**Your instructions**. Determine how many lines contain the string "this", then reply with that figure only.

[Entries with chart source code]
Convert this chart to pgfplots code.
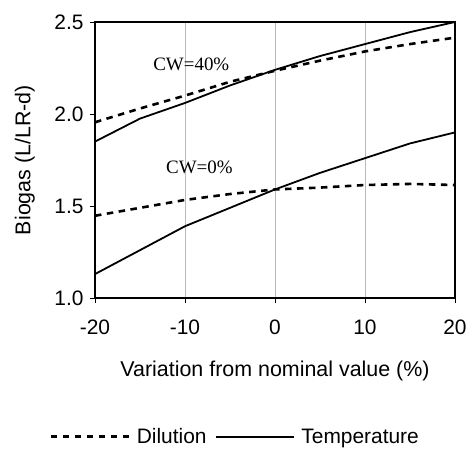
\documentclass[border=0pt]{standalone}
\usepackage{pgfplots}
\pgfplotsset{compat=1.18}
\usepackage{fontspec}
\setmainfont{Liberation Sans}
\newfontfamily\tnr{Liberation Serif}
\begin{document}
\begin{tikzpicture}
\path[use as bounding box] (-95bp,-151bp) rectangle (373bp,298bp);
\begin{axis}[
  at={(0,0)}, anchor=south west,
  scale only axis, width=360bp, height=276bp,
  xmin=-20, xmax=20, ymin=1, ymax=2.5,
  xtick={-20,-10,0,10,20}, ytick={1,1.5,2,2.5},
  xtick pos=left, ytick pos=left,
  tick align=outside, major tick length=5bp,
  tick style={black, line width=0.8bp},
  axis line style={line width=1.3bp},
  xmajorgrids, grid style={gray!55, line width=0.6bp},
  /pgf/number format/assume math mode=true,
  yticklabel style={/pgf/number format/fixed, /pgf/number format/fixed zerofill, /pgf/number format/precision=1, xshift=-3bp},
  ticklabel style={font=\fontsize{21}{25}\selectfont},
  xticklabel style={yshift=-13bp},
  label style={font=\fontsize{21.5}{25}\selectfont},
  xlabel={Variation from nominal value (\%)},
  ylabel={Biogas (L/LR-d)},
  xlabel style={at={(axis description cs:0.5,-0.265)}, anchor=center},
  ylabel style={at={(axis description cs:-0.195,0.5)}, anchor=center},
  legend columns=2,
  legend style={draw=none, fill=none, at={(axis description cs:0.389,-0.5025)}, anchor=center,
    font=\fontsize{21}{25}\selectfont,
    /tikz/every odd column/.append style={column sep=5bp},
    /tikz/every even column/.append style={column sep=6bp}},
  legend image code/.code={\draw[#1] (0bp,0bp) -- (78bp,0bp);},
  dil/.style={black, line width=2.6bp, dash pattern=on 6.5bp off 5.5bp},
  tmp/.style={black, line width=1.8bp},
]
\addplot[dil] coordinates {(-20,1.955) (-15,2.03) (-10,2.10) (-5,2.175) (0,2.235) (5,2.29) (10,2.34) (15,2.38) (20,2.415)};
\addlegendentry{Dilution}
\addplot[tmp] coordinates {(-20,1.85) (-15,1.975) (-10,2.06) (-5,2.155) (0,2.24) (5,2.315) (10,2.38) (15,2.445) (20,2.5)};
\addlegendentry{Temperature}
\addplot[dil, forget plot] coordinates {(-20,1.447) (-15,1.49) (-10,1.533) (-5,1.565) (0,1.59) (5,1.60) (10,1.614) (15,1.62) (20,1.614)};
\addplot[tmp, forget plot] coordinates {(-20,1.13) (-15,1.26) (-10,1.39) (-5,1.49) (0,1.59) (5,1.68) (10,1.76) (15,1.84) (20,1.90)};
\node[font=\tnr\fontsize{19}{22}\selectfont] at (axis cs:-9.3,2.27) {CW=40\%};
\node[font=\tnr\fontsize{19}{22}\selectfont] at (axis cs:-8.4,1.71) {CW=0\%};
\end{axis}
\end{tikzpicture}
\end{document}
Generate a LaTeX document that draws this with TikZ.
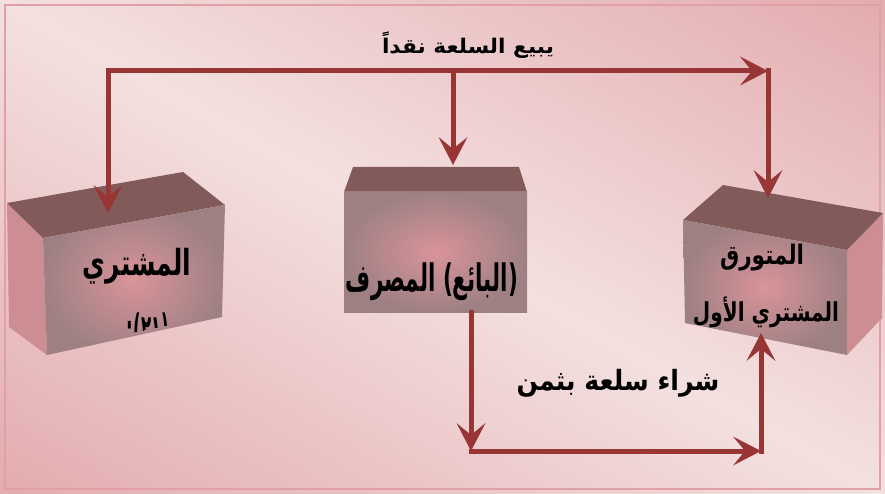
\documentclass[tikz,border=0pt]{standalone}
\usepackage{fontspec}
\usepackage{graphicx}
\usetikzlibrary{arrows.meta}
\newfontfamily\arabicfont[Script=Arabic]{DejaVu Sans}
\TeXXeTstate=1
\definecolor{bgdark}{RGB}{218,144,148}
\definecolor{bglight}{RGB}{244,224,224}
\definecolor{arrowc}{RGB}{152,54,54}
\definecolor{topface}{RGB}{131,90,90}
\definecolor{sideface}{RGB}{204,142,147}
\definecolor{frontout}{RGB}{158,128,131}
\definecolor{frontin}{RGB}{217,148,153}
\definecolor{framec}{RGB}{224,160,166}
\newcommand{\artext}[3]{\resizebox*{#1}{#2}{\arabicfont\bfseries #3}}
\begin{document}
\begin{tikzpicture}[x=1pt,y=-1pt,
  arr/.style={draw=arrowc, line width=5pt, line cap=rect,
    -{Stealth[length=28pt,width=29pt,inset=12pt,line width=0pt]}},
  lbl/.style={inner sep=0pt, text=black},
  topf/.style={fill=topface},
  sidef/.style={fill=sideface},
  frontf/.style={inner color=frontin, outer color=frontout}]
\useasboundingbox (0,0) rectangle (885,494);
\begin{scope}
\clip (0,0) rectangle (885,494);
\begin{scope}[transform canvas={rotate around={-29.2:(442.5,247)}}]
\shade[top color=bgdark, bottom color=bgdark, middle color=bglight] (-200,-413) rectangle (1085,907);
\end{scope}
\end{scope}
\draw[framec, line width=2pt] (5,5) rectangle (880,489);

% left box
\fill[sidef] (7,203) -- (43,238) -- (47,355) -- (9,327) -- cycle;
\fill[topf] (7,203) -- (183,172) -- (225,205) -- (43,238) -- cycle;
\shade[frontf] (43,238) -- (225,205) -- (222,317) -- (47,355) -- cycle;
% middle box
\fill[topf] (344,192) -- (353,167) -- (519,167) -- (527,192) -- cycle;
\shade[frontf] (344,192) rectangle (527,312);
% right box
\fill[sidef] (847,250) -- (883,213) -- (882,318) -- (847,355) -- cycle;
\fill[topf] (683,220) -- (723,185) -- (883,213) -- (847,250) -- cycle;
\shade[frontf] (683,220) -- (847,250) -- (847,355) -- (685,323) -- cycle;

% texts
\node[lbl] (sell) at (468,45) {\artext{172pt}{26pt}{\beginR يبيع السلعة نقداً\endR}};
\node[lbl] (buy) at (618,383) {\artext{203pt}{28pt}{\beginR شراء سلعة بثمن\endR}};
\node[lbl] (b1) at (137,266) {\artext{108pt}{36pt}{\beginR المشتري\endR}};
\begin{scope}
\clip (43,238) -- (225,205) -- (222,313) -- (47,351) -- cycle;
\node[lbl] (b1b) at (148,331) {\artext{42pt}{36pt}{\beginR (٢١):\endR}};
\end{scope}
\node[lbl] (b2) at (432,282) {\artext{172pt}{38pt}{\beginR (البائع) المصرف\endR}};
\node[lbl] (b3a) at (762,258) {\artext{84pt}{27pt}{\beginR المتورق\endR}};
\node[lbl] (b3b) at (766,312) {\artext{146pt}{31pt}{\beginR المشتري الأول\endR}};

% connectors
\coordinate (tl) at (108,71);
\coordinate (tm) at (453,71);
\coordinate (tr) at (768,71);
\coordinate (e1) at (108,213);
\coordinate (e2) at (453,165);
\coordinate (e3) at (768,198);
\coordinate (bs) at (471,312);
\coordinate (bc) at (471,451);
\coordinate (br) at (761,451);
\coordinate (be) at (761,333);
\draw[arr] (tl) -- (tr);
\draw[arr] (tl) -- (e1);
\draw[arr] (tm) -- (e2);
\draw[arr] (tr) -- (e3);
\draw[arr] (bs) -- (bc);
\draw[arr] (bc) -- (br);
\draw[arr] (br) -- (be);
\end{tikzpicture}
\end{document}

**Correct answer**. 2